Is Notes From Underground & The Double Worth Reading?

2026-02-20 23:22:49 28

2 Answers

Ulysses
Ulysses
2026-02-22 11:44:04
'Notes from Underground' wrecked me in the best way. That opening line—'I am a sick man... I am a spiteful man'—hooks you immediately, and the narrator’s rants about society’s illusions hit like a sledgehammer. It’s not a 'fun' read, but it’s the kind of book that lingers for years. 'The Double' is more chaotic, almost feverish, but if you love psychological horror before it was a genre, it’s fascinating. Both are dense, but they reward patience. I still think about the Underground Man’s rants whenever someone tells me to 'just be happy.'
Delaney
Delaney
2026-02-26 08:11:26
If you're craving something that punches you in the gut with raw, unfiltered human misery—yeah, 'Notes from Underground' is absolutely worth it. Dostoevsky's narrator is this beautifully unreliable mess of contradictions, ranting about free will and rationality while embodying neither. It's like watching a train wreck in slow motion, but the train is made of existential dread and dark humor. The way it dismantles 19th-century optimism still feels shockingly relevant today, especially when you recognize those same petty, self-sabotaging impulses in yourself. Just don’t expect a plot—it’s more of a psychological autopsy.
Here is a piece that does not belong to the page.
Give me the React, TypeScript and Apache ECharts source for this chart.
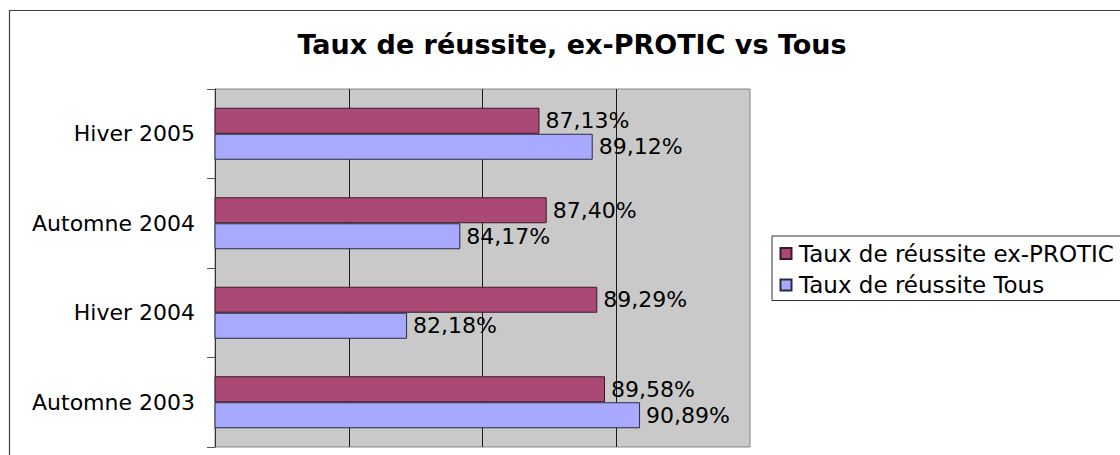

As for 'The Double,' it’s weirder and less polished, but that’s part of its charm. The doppelgänger trope gets a paranoid, almost Kafkaesque twist here, and you can see Dostoevsky experimenting with themes he’d later master. It’s shorter, so if you bounce off 'Notes,' this might feel more digestible. Both books are bleak, but they’re the kind of bleak that makes you laugh at how absurdly true they ring. Perfect for rainy days or when you need to wallow in someone else’s spirals for a change.